-- Start --

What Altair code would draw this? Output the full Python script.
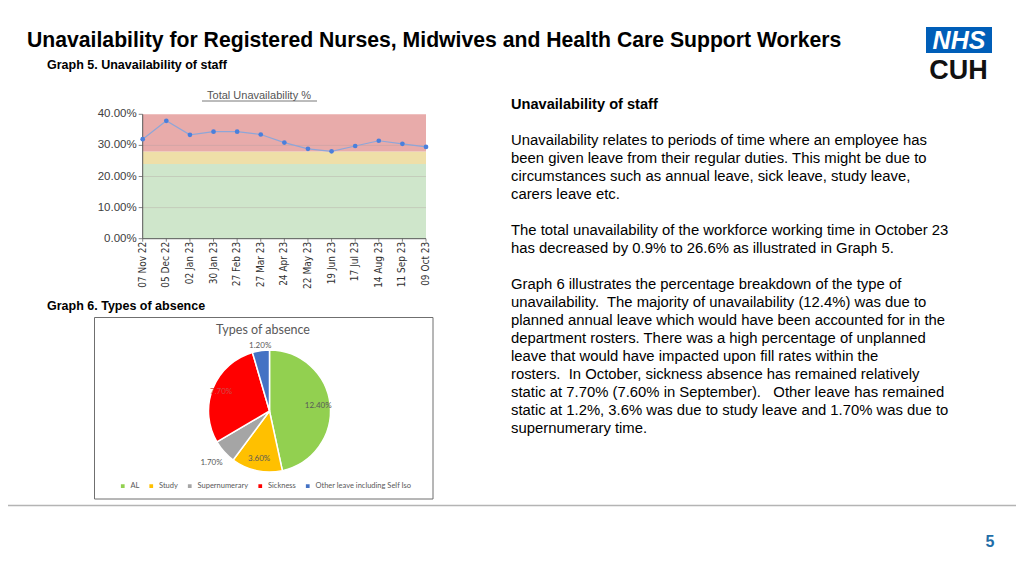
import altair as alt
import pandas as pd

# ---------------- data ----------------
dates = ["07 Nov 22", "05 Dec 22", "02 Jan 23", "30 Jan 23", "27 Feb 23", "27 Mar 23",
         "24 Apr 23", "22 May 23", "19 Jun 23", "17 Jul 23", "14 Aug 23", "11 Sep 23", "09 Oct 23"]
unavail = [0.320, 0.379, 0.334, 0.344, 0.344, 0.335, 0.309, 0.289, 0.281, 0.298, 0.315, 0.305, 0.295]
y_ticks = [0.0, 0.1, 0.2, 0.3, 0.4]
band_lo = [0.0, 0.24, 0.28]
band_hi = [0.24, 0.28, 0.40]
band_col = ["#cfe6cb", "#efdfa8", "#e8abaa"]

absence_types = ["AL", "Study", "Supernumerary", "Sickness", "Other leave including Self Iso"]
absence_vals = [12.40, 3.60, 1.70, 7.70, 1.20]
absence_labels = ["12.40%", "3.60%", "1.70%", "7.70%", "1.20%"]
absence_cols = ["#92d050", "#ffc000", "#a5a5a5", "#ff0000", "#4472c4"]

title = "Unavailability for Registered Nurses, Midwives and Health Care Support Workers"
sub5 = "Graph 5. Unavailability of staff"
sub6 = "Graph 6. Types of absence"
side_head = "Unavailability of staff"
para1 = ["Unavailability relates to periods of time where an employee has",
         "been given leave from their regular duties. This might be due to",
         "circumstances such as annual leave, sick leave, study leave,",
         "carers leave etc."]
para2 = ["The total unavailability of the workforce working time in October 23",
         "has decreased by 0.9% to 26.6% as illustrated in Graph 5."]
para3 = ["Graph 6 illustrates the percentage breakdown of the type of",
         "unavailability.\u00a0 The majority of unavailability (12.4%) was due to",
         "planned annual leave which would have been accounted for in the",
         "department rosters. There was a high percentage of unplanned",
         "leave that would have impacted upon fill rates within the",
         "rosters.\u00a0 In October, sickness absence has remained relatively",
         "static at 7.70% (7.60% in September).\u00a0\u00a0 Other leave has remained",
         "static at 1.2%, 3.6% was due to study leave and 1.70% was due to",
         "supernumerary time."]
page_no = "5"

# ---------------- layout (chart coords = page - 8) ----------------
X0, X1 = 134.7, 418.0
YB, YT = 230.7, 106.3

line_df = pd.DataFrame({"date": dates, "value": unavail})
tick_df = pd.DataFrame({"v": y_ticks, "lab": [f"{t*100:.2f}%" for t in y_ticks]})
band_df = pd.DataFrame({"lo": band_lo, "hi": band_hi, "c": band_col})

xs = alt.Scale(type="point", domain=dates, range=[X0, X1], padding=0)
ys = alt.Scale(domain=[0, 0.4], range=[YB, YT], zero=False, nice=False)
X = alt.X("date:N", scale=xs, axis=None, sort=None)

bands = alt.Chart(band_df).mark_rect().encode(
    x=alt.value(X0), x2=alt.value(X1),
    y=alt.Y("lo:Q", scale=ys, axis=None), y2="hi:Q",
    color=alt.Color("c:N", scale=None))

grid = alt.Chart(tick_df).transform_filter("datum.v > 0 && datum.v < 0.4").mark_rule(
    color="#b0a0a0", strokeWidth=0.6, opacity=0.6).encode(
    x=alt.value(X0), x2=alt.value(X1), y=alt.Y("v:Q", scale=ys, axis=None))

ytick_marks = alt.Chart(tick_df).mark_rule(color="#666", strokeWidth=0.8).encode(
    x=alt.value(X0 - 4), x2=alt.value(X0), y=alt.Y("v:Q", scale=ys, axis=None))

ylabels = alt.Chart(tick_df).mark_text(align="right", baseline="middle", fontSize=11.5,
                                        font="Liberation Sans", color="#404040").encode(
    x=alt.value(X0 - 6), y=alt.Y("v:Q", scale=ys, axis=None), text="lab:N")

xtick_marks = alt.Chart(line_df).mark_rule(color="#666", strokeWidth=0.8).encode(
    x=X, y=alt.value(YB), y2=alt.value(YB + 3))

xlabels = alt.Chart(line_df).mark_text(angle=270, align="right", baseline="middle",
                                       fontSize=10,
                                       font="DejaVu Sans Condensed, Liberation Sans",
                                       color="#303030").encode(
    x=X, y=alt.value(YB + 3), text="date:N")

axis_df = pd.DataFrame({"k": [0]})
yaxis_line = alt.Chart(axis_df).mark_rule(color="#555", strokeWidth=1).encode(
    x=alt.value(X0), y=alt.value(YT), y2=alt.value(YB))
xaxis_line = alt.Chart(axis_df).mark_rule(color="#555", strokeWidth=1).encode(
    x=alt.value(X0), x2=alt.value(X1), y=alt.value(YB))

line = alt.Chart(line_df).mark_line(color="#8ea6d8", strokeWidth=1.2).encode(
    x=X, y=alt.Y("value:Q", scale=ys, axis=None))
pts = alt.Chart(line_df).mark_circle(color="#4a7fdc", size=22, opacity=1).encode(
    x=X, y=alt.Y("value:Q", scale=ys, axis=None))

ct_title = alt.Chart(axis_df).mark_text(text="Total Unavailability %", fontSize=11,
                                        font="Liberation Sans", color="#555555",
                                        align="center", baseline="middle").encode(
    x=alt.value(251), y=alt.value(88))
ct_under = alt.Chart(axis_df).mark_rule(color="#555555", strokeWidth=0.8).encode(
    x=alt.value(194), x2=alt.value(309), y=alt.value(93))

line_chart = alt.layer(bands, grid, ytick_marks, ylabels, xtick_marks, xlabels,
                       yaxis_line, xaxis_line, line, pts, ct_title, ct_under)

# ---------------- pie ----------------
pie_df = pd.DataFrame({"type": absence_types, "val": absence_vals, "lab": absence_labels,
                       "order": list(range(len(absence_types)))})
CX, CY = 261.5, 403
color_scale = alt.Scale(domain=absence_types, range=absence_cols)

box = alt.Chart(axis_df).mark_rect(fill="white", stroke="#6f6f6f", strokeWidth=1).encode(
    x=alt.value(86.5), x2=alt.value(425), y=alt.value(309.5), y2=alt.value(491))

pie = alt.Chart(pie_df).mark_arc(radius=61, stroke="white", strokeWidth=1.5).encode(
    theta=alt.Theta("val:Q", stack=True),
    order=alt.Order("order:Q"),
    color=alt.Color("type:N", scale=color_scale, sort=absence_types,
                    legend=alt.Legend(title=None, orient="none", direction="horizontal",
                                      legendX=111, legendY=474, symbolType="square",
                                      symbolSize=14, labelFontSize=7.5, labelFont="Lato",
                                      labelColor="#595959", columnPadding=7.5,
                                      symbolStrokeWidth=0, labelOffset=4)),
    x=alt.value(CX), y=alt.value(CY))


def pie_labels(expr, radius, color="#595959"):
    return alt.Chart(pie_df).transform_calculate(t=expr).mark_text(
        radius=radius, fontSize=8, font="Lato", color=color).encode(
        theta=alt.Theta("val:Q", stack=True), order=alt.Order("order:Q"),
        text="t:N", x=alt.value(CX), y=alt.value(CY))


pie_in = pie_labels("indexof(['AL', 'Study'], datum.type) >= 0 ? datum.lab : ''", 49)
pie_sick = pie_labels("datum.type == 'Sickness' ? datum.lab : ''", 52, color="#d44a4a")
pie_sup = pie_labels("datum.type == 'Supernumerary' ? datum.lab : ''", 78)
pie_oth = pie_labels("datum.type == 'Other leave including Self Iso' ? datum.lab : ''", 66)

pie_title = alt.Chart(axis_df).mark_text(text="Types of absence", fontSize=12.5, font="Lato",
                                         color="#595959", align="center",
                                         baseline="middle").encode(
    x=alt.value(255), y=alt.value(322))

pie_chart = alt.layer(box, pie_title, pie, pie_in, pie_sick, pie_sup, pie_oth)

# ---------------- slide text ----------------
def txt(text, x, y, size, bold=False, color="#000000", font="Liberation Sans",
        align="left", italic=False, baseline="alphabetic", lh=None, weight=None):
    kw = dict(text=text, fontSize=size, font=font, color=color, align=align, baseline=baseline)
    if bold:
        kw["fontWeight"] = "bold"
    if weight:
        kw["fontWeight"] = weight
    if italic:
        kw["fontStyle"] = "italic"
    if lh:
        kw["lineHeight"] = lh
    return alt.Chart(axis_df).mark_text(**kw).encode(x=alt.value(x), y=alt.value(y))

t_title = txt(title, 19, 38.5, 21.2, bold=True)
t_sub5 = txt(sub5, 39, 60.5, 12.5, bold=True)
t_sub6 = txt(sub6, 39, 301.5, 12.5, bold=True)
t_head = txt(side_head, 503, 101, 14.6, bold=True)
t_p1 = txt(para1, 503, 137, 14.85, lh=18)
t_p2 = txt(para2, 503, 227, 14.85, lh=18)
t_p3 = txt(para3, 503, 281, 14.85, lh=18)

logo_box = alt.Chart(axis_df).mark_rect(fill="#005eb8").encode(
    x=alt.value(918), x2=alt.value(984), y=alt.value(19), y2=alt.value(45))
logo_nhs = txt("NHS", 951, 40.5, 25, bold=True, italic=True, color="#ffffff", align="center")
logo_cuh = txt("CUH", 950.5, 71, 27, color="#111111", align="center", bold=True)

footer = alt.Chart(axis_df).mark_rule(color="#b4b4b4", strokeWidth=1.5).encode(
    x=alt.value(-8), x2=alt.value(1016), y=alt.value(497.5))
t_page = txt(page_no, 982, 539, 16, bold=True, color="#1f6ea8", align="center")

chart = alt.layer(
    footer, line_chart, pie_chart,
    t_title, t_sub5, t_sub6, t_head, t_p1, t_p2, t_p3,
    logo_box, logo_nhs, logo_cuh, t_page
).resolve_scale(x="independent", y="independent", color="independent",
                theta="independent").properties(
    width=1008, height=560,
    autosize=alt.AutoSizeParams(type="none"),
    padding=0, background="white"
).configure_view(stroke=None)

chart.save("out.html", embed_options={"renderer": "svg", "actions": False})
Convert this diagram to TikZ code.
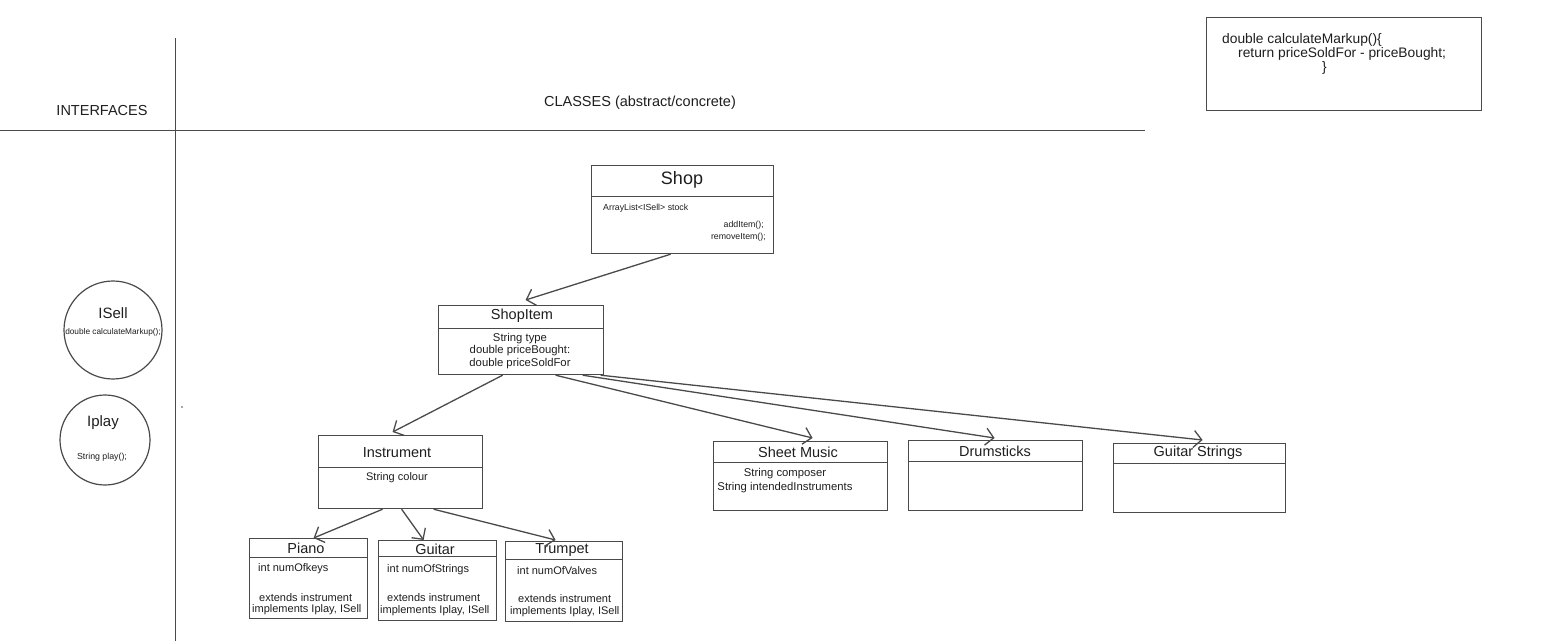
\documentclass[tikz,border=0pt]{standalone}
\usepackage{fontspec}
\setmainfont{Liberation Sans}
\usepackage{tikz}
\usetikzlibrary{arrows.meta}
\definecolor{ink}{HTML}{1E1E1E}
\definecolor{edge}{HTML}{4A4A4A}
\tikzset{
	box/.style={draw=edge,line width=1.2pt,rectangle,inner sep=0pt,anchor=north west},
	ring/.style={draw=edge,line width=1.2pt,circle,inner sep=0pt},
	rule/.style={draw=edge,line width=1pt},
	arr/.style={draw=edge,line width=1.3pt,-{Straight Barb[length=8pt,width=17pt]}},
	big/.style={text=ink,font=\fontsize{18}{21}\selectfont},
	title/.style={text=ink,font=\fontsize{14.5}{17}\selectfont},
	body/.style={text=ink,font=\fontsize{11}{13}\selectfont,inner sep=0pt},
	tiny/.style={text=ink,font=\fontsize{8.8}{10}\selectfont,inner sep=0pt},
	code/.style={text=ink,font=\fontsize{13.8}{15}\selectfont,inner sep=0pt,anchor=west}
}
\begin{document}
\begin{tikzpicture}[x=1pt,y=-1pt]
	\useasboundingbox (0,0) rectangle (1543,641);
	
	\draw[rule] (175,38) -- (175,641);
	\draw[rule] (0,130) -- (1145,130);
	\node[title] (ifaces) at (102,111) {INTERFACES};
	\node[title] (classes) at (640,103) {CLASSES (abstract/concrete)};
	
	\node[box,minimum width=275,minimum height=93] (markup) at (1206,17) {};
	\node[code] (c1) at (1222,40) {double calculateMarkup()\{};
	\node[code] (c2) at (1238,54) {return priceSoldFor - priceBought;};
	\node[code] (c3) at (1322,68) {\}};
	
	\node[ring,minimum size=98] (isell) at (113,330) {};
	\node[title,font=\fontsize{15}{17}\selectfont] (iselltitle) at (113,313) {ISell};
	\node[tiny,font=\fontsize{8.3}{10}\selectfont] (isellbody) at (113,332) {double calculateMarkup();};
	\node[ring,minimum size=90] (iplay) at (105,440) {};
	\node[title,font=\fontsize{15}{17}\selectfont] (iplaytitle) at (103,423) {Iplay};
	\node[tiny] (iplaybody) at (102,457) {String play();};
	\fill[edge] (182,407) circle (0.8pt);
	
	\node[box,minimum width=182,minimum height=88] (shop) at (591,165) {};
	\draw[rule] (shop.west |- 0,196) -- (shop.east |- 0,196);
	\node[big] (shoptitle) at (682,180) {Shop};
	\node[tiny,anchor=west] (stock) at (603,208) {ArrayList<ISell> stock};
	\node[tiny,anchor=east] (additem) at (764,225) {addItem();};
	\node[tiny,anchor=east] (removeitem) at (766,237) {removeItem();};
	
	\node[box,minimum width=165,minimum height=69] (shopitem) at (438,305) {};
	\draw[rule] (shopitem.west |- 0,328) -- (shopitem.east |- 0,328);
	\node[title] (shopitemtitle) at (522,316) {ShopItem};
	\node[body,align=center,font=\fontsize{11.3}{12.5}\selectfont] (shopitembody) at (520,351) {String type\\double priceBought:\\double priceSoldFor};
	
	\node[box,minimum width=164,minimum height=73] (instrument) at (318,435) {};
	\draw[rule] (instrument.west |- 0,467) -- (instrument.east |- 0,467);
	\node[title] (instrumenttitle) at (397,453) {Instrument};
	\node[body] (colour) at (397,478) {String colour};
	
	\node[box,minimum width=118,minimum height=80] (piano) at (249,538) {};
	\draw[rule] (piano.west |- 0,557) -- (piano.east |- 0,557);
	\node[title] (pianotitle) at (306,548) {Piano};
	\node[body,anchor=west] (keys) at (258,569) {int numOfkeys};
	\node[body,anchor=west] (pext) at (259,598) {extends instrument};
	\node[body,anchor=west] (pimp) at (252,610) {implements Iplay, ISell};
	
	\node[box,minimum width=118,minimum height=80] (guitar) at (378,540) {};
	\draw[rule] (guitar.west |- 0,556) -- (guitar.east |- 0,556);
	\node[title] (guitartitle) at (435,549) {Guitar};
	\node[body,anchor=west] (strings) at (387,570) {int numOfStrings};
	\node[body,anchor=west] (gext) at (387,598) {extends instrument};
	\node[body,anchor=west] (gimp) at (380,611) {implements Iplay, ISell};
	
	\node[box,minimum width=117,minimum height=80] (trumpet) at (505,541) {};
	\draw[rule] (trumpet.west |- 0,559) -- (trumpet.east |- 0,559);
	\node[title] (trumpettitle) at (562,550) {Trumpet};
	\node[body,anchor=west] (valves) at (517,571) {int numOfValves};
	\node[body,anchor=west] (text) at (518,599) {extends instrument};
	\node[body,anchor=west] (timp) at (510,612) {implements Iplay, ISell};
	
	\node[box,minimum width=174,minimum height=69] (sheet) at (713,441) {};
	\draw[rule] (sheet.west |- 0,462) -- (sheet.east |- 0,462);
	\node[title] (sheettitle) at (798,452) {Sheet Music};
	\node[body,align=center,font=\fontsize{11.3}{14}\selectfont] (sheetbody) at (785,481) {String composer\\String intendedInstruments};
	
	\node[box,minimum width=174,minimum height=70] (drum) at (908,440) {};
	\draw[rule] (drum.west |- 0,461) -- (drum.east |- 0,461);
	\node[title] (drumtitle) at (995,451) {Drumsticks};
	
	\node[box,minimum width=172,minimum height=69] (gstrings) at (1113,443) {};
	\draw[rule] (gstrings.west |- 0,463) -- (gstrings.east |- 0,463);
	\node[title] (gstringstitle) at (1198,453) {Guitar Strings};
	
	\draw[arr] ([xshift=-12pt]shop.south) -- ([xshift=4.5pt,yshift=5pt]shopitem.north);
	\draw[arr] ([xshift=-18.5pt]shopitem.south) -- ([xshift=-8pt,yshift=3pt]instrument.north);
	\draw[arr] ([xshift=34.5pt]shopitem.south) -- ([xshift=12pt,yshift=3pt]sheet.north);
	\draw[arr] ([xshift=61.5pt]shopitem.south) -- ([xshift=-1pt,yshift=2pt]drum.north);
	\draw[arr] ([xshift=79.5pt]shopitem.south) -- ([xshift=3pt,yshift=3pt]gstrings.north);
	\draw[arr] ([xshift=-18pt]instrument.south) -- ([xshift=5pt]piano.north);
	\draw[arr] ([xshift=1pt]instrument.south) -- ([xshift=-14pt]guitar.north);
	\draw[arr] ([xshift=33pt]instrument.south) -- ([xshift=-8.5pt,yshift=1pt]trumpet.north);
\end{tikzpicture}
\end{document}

-- End --

**What is required**
Can the lines from the start of the records through the line with "import pandas as pd" be given again exactly, with the pictures left out?

**Reply to the task**
What Altair code would draw this? Output the full Python script.
import altair as alt
import pandas as pd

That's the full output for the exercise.